Recently, the Youth Climate Action Team Inc. has implemented its first Climate Extracurricular Education program to virtually teach elementary school students in Fairfax County some selected environmental issues. In our first program, we partnered with McLean High School’s Science National Honor Society to set up four time periods to teach two fifth grade classes from Kent Gardens Elementary School in Fairfax County. We had a few volunteers from YCAT’s CEE subcommittee and a few from SNHS to teach the students in each class. Before the lessons, the volunteers created presentations on Global Warming and Deforestation with interactive videos, padlet activities, discussion activities, and more. For each class, we also set up a friendly Sustainable Habits Challenge, where the students were encouraged to record their participation from a list of sustainable habits. At the end of the lesson, many students were able to enhance their understanding of these environmental issues.
Hearing many of the students say that they were “shocked”, “scared”, and “sad” about these issues, I realized that these emotions were the key for young students to begin their environmental activism. These students did not need to be experts in these environmental issues to feel motivated to protect the planet. All they needed was information that this issue exists and that they are the ones that can reverse the damages caused by it. That enough was able to make these students realize that they have the power to change the world for the better. Many of the students participated in almost all of the Sustainable Habits Challenges, which included turning off the faucet, turning off the light, going for a bike ride, taking a shorter shower, unplugging unused chargers, and telling their parents or guardians to use reusable bags. They easily followed these suggestions that were provided to them because they were first introduced to the consequences of global warming and deforestation.
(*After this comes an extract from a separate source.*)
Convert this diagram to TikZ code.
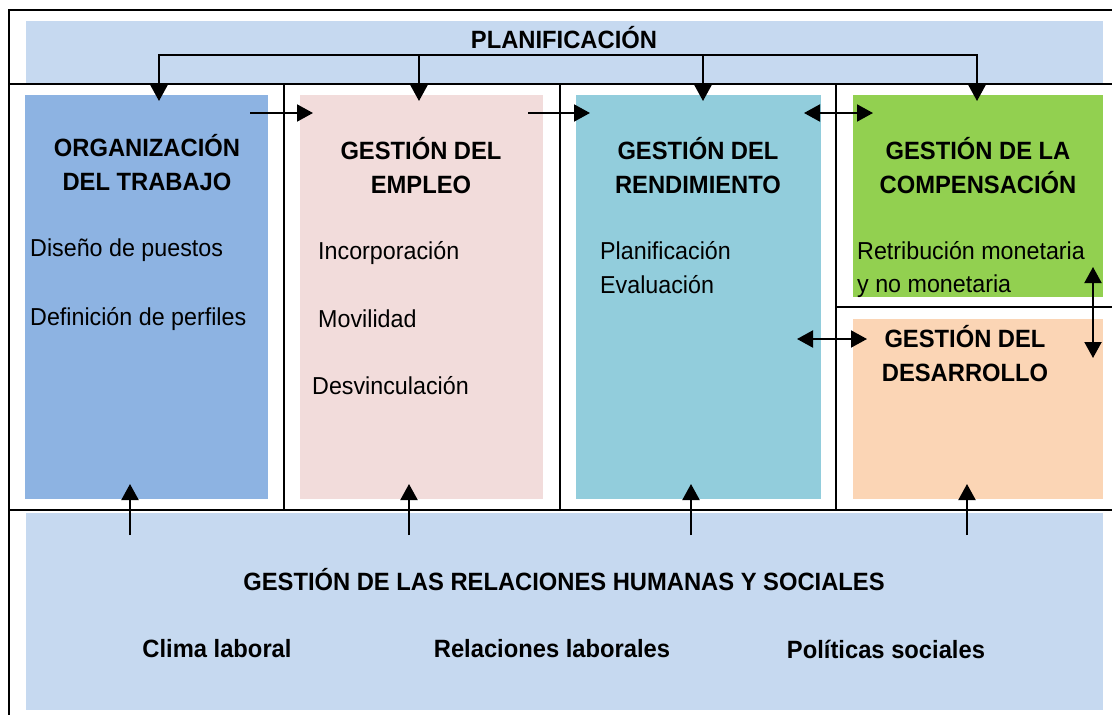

But of course, environmental education is not only limited to young students in elementary schools. Our CEE program was also an enriching experience for the high school volunteers to learn more about these issues. One belief that I strongly stand by is that you are able to understand something better if you can teach it. Watching the interactive projects and listening to the videos from the presentation, I felt myself also appreciating and understanding the planet more. We interact with the planet every day, every minute of our lives, yet so many of us don’t know how or why because environmental education is not always enforced in our school education systems. Hopefully, we can change that.